With a three month backlog of delicious meals to tell the world about, where does a boy start? An old favourite.
There are some places I'll go back to over and over again, despite a list of restaurants I want to eat at as long as my arm. It usually involves impressing visitors with "look what amazing stuff I have on my doorstep!". My four regulars, depending on the guest, are Mangal in Dalston, Tayyabs in Whitechapel, Ottolenghi in Islington and Tbilisi, the Georgian restaurant in Holloway. Lately, I've taken meat fiend friends to Mangal for smoky Turkish lamb kebabs, amazing piles of fresh and tangy salad and freshly bakes breads. One friend who visited in January insisted we went again when she came back with her boyfriend in April. That's how good it is.
Dalston is a great place to take visitors. You can build up the mystique as you walk over, telling them about its Jekyll and Hyde character: by day a bustling, multicultural hub, all nail bars, dead chickens, fruit and veg, phone cards, religious chanting and popcorn. As night falls it's the hipster mile, sunglasses, big hair, the early 90s junkie look. But the barbecue smoke oozing out of Kingsland High Street/Stoke Newington Road's many ocakbasi restaurants gives it a summer holiday feel and the warehousey, slightly run down buildings gives it a feel of New York's Lower East Side. You take a right down Arcola Street and enter a bustling smoky grillhouse and you're transported into another world.
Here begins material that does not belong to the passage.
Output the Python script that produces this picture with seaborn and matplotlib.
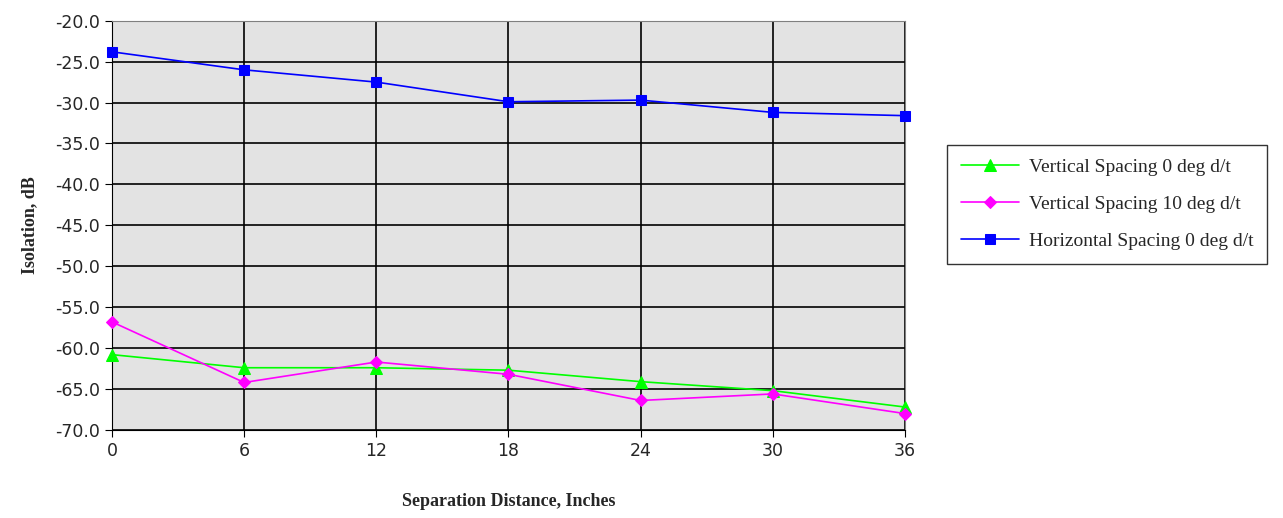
import seaborn as sns
import matplotlib.pyplot as plt
import pandas as pd

distance = [0, 6, 12, 18, 24, 30, 36]
vert_0 = [-60.8, -62.4, -62.4, -62.7, -64.1, -65.2, -67.2]
vert_10 = [-56.8, -64.2, -61.7, -63.2, -66.4, -65.6, -68.0]
horiz_0 = [-23.8, -26.0, -27.5, -29.9, -29.7, -31.2, -31.6]
series_names = ["Vertical Spacing 0 deg d/t", "Vertical Spacing 10 deg d/t",
                "Horizontal Spacing 0 deg d/t"]
y_ticks = [-20, -25, -30, -35, -40, -45, -50, -55, -60, -65, -70]

sns.set_style("white")

fig = plt.figure(figsize=(12.83, 5.18), dpi=100)
ax = fig.add_axes([0.0873, 0.170, 0.618, 0.790])
ax.set_facecolor("#e3e3e3")

styles = [("#00ff00", "^", 8), ("#ff00ff", "D", 6), ("#0000ff", "s", 7)]
for name, vals, (col, mk, ms) in zip(series_names, [vert_0, vert_10, horiz_0], styles):
    df = pd.DataFrame({"x": distance, "y": vals})
    sns.lineplot(data=df, x="x", y="y", ax=ax, color=col, marker=mk, markersize=ms,
                 markeredgecolor=col, linewidth=1.2, label=name, zorder=3, clip_on=False)

ax.set_xlim(0, 36)
ax.set_ylim(-70, -20)
ax.set_xticks(distance)
ax.set_yticks(y_ticks)
ax.set_yticklabels([f"{v:.1f}" for v in y_ticks])
ax.grid(True, color="black", linewidth=1.2)
ax.tick_params(axis="both", labelsize=12.5, length=5, color="black", direction="out",
               left=True, bottom=True)
for s in ax.spines.values():
    s.set_color("#808080")
ax.spines["left"].set_color("black")
ax.spines["bottom"].set_color("black")

ax.set_xlabel("Separation Distance, Inches", family="Liberation Serif", fontweight="bold",
              fontsize=13, labelpad=24)
ax.set_ylabel("Isolation, dB", family="Liberation Serif", fontweight="bold",
              fontsize=13, labelpad=12)

h, l = ax.get_legend_handles_labels()
ax.legend_.remove()
fig.legend(h, l, loc="center left", bbox_to_anchor=(0.7305, 0.606), frameon=True,
           fancybox=False, edgecolor="black", prop={"family": "Liberation Serif", "size": 14},
           handlelength=3.0, labelspacing=1.0, borderpad=0.7, handletextpad=0.5)

fig.savefig("out.png", dpi=100)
You pretty much always have to queue in Mangal, watching the chefs man the grills, the heat making everyone sweat but especially them as they knock the flaming coals around and turn the spitting skewers of prime lamb, quail and chicken. But arrive at a sensible time (ie. not 8pm on a Friday or Saturday night) and you'll be ushered to a table before long. The menu is short and sweet, and we nearly always get a mixed mezze (so cheap) to start - it's just humus, a yoghurt dip, baba ganoush and a tomato and bulgur salad but goes down wonderfully.
For mains I almost always go for the adana kebab, which consists of two minced skewers of lamb. Normally people think of mince as a cheap cousin to fully formed meat, a bit limp and flavourless. But not at Mangal, where it is succulent and more juicy, and has bits of chilli, garlic and herb in the mix. I've been known to deviate to the boyfriend's kebab of choice: cop sis, which are smaller, marinaded cubes of lamb. And my other favourite diversion is the iskender, which you can get either in adana or cop sis form, and is on a bed of bread, topped with tomato sauce and yoghurt. It's more of a dish.
I have just booked a relatively last minute holiday to a lovely little hamlet in southern Turkey. It's my first 'adult' villa holiday, and we've got a pool, barbecue, gardens, bikes and everything. I'm looking forward to eating out big time but also recreating some of my favourite Turkish/levantine dishes in situ.